Implications of mandatory influenza vaccination policies for health care workers needs to be understood by employees planning to implement the same, reveals an analysis published in CMAJ (Canadian Medical Association Journal).
Vaccination rates among health care workers are less than 50%, well below the level necessary for herd immunity. Evidence indicates that vaccination of health care workers can benefit patient health, leading to a move by many to consider mandatory influenza vaccination as a condition of employment or to require employees to wear a mask during influenza season. Many health care workers favour condition-of-service influenza vaccination policies.
However, in Canada, condition-of-service policies must comply with employment law, provincial human rights codes and the Canadian Charter of Rights and Freedoms. Condition-of-service policies that apply to unionized employees must be consistent with collective labour agreements, and vaccination policies should allow exemptions for religious beliefs and practices.

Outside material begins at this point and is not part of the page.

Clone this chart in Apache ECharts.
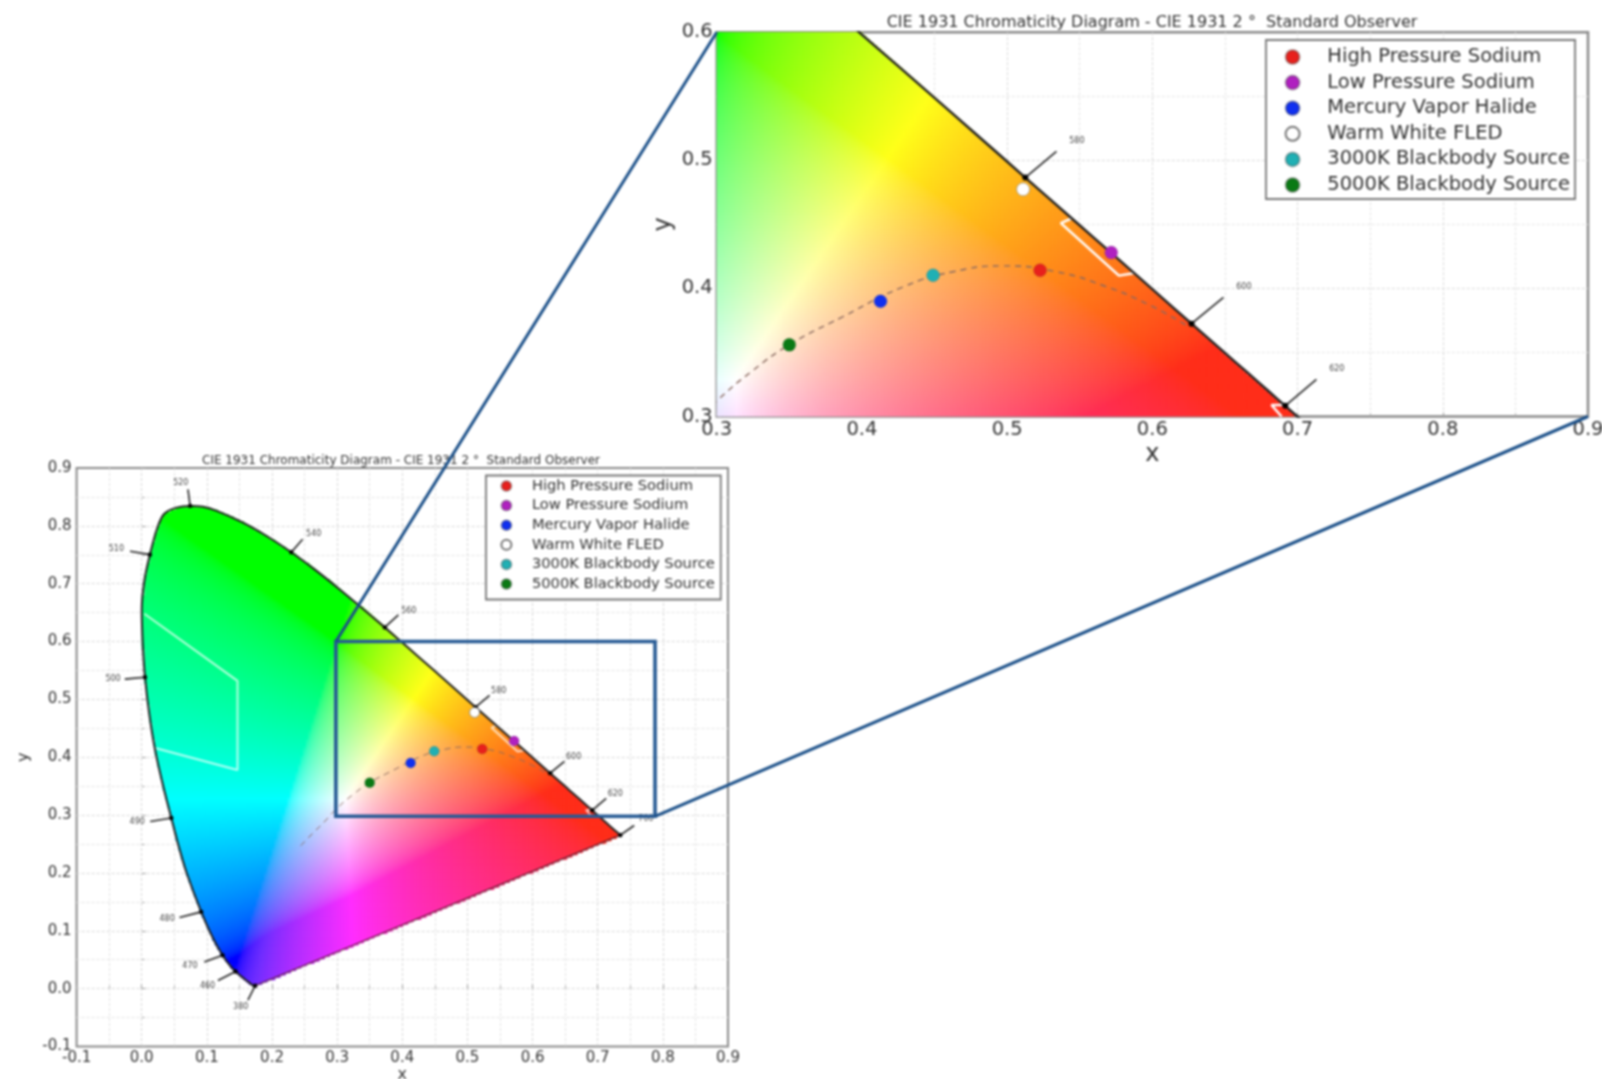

"With respect to the rights to liberty and security, vaccinate-or-mask policies have been found not to violate liberty or security rights, because the vaccine is not mandatory and masks are insufficiently invasive to violate these rights," states Dr. Allison McGeer, Mount Sinai Hospital, Toronto, Ontario, with coauthors.
Most legal cases around vaccination policies have weighed in favour of patient safety.
"Vaccinate-or-mask policies for influenza vaccination in health care organizations result in substantial increases in the vaccination rates among health care workers, are supported by most health care workers and, based on decisions to date, are likely to be found in compliance with Canadian law. Physicians and employers should work together to find the best means to improve vaccination rates and protect both patients and providers from influenza," conclude the authors.